GIVEN REQUEST:
Wherever the string "this" appears in a line, extract that line.

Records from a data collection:
..............................

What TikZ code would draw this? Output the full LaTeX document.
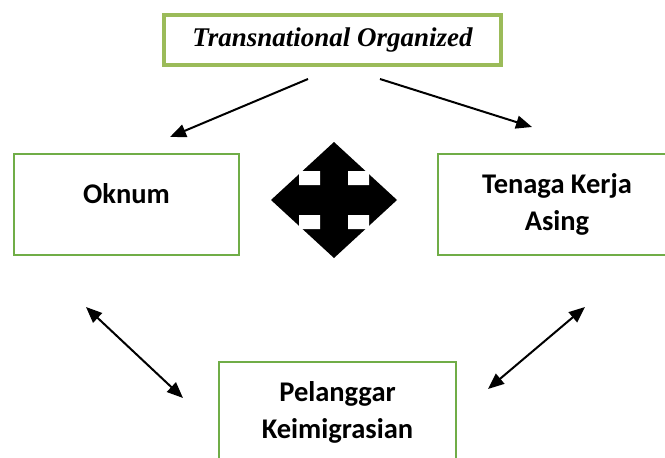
\documentclass[tikz,border=0pt]{standalone}
\usepackage{fontspec}
\setmainfont{Liberation Serif}
\newfontfamily\calibri{Carlito}
\usetikzlibrary{arrows.meta}

\definecolor{olivegreen}{HTML}{9BBB59}
\definecolor{boxgreen}{HTML}{70AD47}

\begin{document}
\begin{tikzpicture}[x=1pt,y=-1pt,
    box/.style={draw=boxgreen,line width=2pt,align=center,
        font=\calibri\bfseries\fontsize{28.5}{37.5}\selectfont},
    title/.style={draw=olivegreen,line width=4pt,minimum width=337pt,minimum height=50pt,
        font=\bfseries\itshape\fontsize{27}{32}\selectfont},
    link/.style={line width=2pt,-{Triangle[length=16pt,width=13pt]}},
    both/.style={line width=2pt,{Triangle[length=16pt,width=13pt]}-{Triangle[length=16pt,width=13pt]}}]
        \useasboundingbox (0,0) rectangle (665,458);
        %\draw[help lines] (0,0) grid[step=50] (665,458);
        \node[title] (top) at (332.5,40) {Transnational Organized};
        \node[box,minimum width=225pt,minimum height=101pt] (oknum) at (126.5,204.5) {\raisebox{11pt}[\height][\depth]{Oknum}};
        \node[box,minimum width=238pt,minimum height=101pt] (tka) at (557,204.5) {Tenaga Kerja\\Asing};
        \node[box,minimum width=237pt,minimum height=101pt] (pelanggar) at (337.5,412.5) {Pelanggar\\Keimigrasian};

        % four-way arrow in the middle
        \begin{scope}[shift={(334,200)}]
            \fill[black] (0,-58) -- (63,0) -- (0,58) -- (-63,0) -- cycle;
            \fill[white] (-35,-29) rectangle (-14,-15) (14,-29) rectangle (35,-15)
                (-35,15) rectangle (-14,29) (14,15) rectangle (35,29);
        \end{scope}

        \coordinate (t1) at (308,79);
        \coordinate (o1) at (170,137);
        \coordinate (t2) at (380,79);
        \coordinate (k1) at (532,127);
        \coordinate (o2) at (86,307);
        \coordinate (p1) at (183,398);
        \coordinate (k2) at (585,307);
        \coordinate (p2) at (488,389);
        \draw[link] (t1) -- (o1);
        \draw[link] (t2) -- (k1);
        \draw[both] (o2) -- (p1);
        \draw[both] (k2) -- (p2);
    \end{tikzpicture}
\end{document}
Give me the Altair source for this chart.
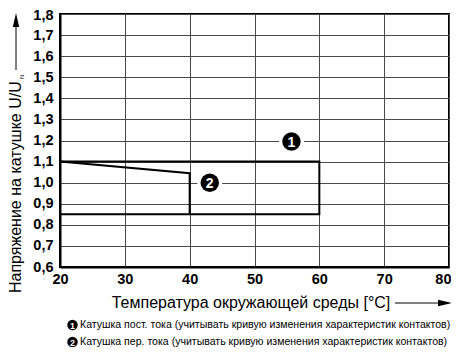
import altair as alt
import pandas as pd

# ---- data ----
x_ticks = [20, 30, 40, 50, 60, 70, 80]
y_ticks = [0.6, 0.7, 0.8, 0.9, 1.0, 1.1, 1.2, 1.3, 1.4, 1.5, 1.6, 1.7, 1.8]

dc_temp = [20, 60, 60, 20]          # curve 1 (DC coil)
dc_volt = [1.1, 1.1, 0.85, 0.85]
ac_temp = [20, 40, 40]              # curve 2 (AC coil)
ac_volt = [1.1, 1.045, 0.85]

marker_temp = [55.7, 43.1]
marker_volt = [1.195, 1.0]
marker_label = ["1", "2"]

x_title = "Температура окружающей среды [°C]"
y_title = "Напряжение на катушке U/U"
y_sub = "N"
legend_nums = ["1", "2"]
legend_texts = [
    "Катушка пост. тока (учитывать кривую изменения характеристик контактов)",
    "Катушка пер. тока (учитывать кривую изменения характеристик контактов)",
]

FONT = "Liberation Sans"
W, H = 389, 253

lines_df = pd.concat([
    pd.DataFrame({"t": dc_temp, "v": dc_volt, "s": "1", "o": range(len(dc_temp))}),
    pd.DataFrame({"t": ac_temp, "v": ac_volt, "s": "2", "o": range(len(ac_temp))}),
])
markers_df = pd.DataFrame({"t": marker_temp, "v": marker_volt, "lab": marker_label})

x_enc = alt.X("t:Q", scale=alt.Scale(domain=[20, 80], nice=False, zero=False),
              axis=alt.Axis(values=x_ticks, title=None, labelPadding=5, labelFlush=False,
                            labelAlign=alt.ExprRef("datum.value == 80 ? 'right' : 'center'"),
                            labelOffset=alt.ExprRef("datum.value == 80 ? 2 : 0")))
y_enc = alt.Y("v:Q", scale=alt.Scale(domain=[0.6, 1.8], nice=False, zero=False),
              axis=alt.Axis(values=y_ticks, title=None, labelPadding=7, labelFlush=False,
                            labelOffset=alt.ExprRef("datum.value > 1.75 ? 1.5 : 0"),
                            labelExpr="replace(format(datum.value, '.1f'), '.', ',')"))

lines = alt.Chart(lines_df).mark_line(color="black", strokeWidth=2, strokeJoin="miter").encode(
    x=x_enc, y=y_enc, detail="s:N", order="o:Q")

halo = alt.Chart(markers_df).mark_circle(size=620, color="white", opacity=1).encode(x=x_enc, y=y_enc)
markers = alt.Chart(markers_df).mark_circle(size=340, color="black", opacity=1).encode(x=x_enc, y=y_enc)
marker_txt = alt.Chart(markers_df).mark_text(color="white", font=FONT, fontWeight="bold",
                                             fontSize=14, baseline="middle", dy=1).encode(
    x=x_enc, y=y_enc, text="lab:N")

# axis titles and arrows
xt = alt.Chart(pd.DataFrame({"s": [x_title]})).mark_text(
    font=FONT, fontSize=16, color="black", align="center", baseline="middle").encode(
    text="s:N", x=alt.value(191), y=alt.value(289))
x_arrow_line = alt.Chart(pd.DataFrame({"a": [0]})).mark_rule(color="black", strokeWidth=1).encode(
    x=alt.value(335), x2=alt.value(380), y=alt.value(289))
x_arrow_head = alt.Chart(pd.DataFrame({"a": [0]})).mark_point(
    shape="M 1 0 L -1 -0.45 L -1 0.45 Z", size=196, filled=True, color="black", opacity=1).encode(
    x=alt.value(385), y=alt.value(289))

yt = alt.Chart(pd.DataFrame({"s": [y_title]})).mark_text(
    font=FONT, fontSize=16, color="black", align="left", baseline="middle", angle=270).encode(
    text="s:N", x=alt.value(-44), y=alt.value(279))
ysub = alt.Chart(pd.DataFrame({"s": [y_sub]})).mark_text(
    font=FONT, fontSize=6, color="black", align="left", baseline="middle", angle=270).encode(
    text="s:N", x=alt.value(-38), y=alt.value(65))
y_arrow_line = alt.Chart(pd.DataFrame({"a": [0]})).mark_rule(color="black", strokeWidth=1).encode(
    x=alt.value(-44), y=alt.value(56), y2=alt.value(10))
y_arrow_head = alt.Chart(pd.DataFrame({"a": [0]})).mark_point(
    shape="M 0 -1 L 0.45 1 L -0.45 1 Z", size=196, filled=True, color="black", opacity=1).encode(
    x=alt.value(-44), y=alt.value(6))

# footnotes
leg_df = pd.DataFrame({"n": legend_nums, "s": legend_texts, "yy": [311, 328]})
leg_c = alt.Chart(leg_df).mark_circle(size=110, color="black", opacity=1).encode(
    x=alt.value(12.5), y=alt.Y("yy:Q", scale=None))
leg_n = alt.Chart(leg_df).mark_text(font=FONT, fontSize=9, fontWeight="bold", color="white",
                                    baseline="middle", dy=0.5).encode(
    x=alt.value(12.5), y=alt.Y("yy:Q", scale=None), text="n:N")
leg_t = alt.Chart(leg_df).mark_text(font=FONT, fontSize=10.55, color="black", align="left",
                                    baseline="middle").encode(
    x=alt.value(20), y=alt.Y("yy:Q", scale=None), text="s:N")

chart = alt.layer(
    lines, halo, markers, marker_txt, xt, x_arrow_line, x_arrow_head,
    yt, ysub, y_arrow_line, y_arrow_head, leg_c, leg_n, leg_t
).properties(
    width=W, height=H,
    autosize=alt.AutoSizeParams(type="none"),
    padding={"left": 52, "top": 6, "right": 2, "bottom": 80},
).configure_axis(
    grid=True, gridColor="#4a4a4a", gridWidth=1, gridOpacity=1,
    domainColor="black", domainWidth=2, ticks=False,
    labelFont=FONT, labelFontWeight="bold", labelFontSize=14.5, labelColor="black",
).configure_view(stroke="black", strokeWidth=2)

chart.save("out.html", embed_options={"renderer": "svg", "actions": False})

..............................

FINAL ANSWER:
What TikZ code would draw this? Output the full LaTeX document.
Give me the Altair source for this chart.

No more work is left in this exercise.